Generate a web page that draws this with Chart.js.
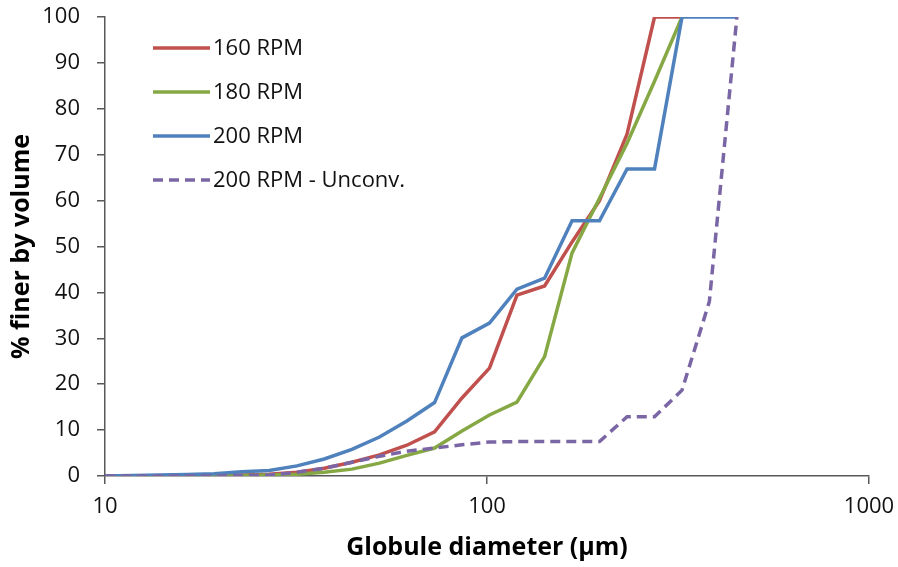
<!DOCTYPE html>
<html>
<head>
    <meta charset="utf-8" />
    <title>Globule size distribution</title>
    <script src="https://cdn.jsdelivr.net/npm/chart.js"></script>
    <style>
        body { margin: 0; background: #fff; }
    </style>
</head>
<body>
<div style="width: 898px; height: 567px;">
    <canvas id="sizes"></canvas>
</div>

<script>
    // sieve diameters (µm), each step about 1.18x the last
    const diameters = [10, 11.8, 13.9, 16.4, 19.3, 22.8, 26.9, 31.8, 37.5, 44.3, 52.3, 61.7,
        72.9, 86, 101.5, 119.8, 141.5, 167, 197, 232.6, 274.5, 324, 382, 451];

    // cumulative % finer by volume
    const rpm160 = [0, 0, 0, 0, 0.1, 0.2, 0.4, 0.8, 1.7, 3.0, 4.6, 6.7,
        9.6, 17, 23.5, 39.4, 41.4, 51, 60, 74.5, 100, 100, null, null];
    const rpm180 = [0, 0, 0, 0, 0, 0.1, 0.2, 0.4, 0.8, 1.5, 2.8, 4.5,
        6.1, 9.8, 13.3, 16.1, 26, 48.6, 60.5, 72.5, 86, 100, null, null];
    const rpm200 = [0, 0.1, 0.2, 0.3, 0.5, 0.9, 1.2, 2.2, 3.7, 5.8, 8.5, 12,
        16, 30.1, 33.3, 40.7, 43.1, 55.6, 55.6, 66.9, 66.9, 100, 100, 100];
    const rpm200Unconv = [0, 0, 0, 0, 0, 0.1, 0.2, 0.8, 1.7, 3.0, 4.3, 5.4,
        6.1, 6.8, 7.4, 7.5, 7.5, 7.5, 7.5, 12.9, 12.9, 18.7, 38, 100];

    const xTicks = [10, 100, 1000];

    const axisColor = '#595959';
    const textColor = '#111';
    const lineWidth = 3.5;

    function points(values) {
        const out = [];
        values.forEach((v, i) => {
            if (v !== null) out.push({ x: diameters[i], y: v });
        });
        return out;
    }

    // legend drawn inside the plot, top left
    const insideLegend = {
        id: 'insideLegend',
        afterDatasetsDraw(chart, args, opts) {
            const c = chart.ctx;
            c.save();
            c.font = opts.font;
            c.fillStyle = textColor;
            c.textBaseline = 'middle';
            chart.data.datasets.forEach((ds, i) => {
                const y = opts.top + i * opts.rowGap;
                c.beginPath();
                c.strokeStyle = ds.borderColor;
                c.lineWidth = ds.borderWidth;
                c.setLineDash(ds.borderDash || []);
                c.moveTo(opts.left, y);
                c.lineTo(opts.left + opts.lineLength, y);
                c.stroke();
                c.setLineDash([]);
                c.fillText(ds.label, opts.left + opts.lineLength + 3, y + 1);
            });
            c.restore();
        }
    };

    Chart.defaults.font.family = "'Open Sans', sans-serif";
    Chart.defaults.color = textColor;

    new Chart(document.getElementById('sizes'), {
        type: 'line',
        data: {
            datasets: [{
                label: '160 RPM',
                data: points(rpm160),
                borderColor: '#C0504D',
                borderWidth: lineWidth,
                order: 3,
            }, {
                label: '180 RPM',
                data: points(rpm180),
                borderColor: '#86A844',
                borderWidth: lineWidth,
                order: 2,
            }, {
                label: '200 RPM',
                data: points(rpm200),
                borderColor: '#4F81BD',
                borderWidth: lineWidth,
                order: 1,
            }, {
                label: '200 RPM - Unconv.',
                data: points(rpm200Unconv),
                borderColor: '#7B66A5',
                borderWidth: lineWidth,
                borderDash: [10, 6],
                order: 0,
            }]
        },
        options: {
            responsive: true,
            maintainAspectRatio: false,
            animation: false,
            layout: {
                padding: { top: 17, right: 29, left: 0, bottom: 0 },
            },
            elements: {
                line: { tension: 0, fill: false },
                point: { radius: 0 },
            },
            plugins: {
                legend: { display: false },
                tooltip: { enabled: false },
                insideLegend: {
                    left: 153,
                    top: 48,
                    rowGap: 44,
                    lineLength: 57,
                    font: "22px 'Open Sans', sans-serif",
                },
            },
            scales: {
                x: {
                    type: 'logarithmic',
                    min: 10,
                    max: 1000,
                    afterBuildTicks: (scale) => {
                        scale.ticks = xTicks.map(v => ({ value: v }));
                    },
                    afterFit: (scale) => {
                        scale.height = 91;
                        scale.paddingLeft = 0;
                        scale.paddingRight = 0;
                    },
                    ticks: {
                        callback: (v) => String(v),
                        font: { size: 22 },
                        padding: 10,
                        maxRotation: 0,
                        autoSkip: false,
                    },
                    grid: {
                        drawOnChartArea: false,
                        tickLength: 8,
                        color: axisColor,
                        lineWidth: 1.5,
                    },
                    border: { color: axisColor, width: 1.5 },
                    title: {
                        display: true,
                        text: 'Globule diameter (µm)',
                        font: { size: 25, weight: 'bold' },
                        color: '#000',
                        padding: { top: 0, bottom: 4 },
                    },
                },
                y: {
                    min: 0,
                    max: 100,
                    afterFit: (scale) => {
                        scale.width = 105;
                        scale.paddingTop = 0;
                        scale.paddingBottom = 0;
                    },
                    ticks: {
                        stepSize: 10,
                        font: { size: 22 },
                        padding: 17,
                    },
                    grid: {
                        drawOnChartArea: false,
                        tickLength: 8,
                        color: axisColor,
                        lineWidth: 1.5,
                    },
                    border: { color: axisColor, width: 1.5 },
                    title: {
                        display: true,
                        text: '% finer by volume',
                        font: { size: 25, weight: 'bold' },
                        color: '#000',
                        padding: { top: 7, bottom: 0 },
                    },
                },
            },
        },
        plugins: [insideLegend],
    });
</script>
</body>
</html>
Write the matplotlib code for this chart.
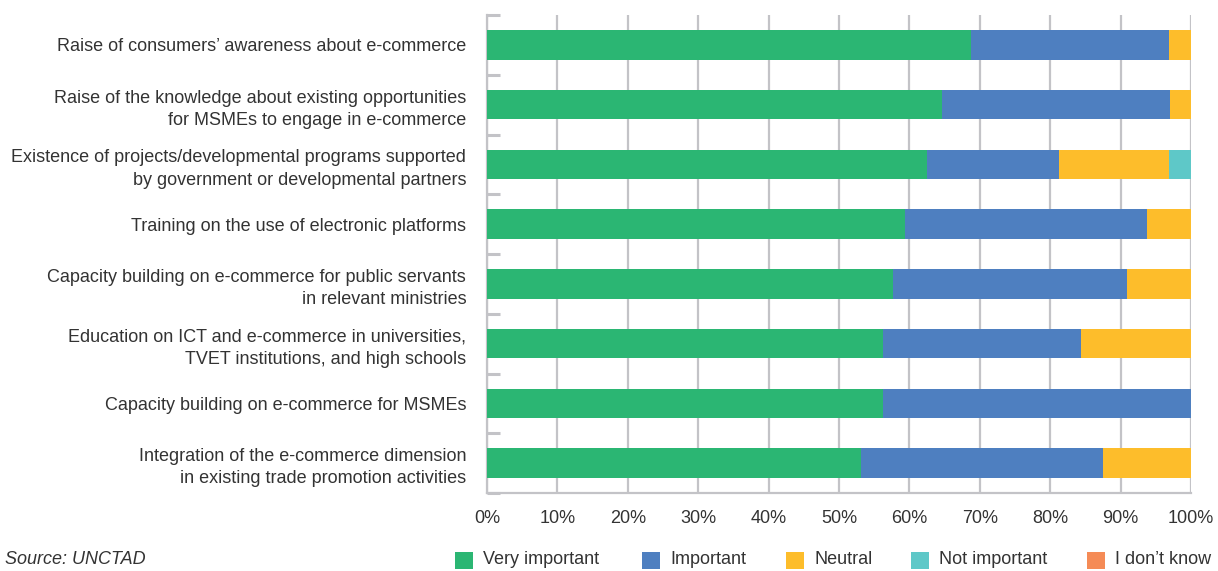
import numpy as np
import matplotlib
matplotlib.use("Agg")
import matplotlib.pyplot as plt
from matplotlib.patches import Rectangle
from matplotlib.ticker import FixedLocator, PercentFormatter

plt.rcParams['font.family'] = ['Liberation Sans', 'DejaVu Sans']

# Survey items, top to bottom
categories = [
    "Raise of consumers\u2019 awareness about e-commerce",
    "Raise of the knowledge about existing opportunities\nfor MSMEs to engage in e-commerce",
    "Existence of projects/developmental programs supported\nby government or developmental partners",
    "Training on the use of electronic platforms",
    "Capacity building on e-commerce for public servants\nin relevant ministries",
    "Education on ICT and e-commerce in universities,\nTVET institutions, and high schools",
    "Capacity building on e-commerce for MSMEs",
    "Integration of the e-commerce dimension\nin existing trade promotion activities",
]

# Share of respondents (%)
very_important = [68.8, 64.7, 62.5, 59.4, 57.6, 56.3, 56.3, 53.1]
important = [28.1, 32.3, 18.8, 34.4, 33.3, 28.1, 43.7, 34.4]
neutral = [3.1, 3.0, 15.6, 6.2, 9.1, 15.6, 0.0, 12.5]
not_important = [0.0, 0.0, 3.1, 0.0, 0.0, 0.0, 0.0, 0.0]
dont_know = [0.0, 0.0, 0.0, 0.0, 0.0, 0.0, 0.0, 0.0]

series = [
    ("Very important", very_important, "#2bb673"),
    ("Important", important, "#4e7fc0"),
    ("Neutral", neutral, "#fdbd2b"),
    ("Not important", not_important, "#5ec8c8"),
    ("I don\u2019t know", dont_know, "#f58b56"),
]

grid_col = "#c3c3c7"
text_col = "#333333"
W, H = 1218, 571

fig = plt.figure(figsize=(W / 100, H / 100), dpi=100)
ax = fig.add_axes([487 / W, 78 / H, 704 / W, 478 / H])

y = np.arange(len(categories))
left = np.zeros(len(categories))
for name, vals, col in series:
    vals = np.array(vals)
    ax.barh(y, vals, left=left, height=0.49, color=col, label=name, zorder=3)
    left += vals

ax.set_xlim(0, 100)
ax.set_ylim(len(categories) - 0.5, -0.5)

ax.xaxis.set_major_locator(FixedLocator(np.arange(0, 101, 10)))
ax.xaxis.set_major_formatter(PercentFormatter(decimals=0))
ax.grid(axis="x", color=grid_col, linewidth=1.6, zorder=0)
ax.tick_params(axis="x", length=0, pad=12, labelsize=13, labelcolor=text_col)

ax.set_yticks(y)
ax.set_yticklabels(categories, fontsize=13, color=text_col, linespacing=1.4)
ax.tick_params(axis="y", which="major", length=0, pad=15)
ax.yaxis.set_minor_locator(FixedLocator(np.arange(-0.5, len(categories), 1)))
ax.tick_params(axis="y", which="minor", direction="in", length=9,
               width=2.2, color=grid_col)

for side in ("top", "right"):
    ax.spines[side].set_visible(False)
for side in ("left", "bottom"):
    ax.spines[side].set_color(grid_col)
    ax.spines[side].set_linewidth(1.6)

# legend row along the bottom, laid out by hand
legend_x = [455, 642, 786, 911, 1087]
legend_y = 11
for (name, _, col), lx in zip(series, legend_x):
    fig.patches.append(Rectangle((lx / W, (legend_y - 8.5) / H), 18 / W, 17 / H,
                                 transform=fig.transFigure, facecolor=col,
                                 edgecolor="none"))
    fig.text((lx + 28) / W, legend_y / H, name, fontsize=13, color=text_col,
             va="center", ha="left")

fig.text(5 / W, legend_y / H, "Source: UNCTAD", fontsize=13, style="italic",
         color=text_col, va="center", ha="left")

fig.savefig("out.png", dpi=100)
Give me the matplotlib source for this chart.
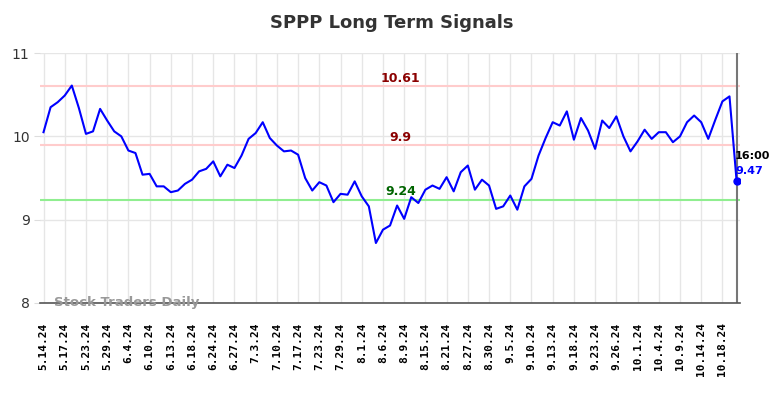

**Problem to work on:** Pictures stay out: repeat exactly only the lines from the one with "Write the matplotlib code for this chart." through the one with "plt.rcParams['font.family'] = ['Liberation".

**In response:**
Write the matplotlib code for this chart.
import numpy as np
import matplotlib
matplotlib.use("Agg")
import matplotlib.pyplot as plt
from matplotlib.patches import Rectangle
from matplotlib.ticker import FixedLocator, PercentFormatter

plt.rcParams['font.family'] = ['Liberation Sans', 'DejaVu Sans']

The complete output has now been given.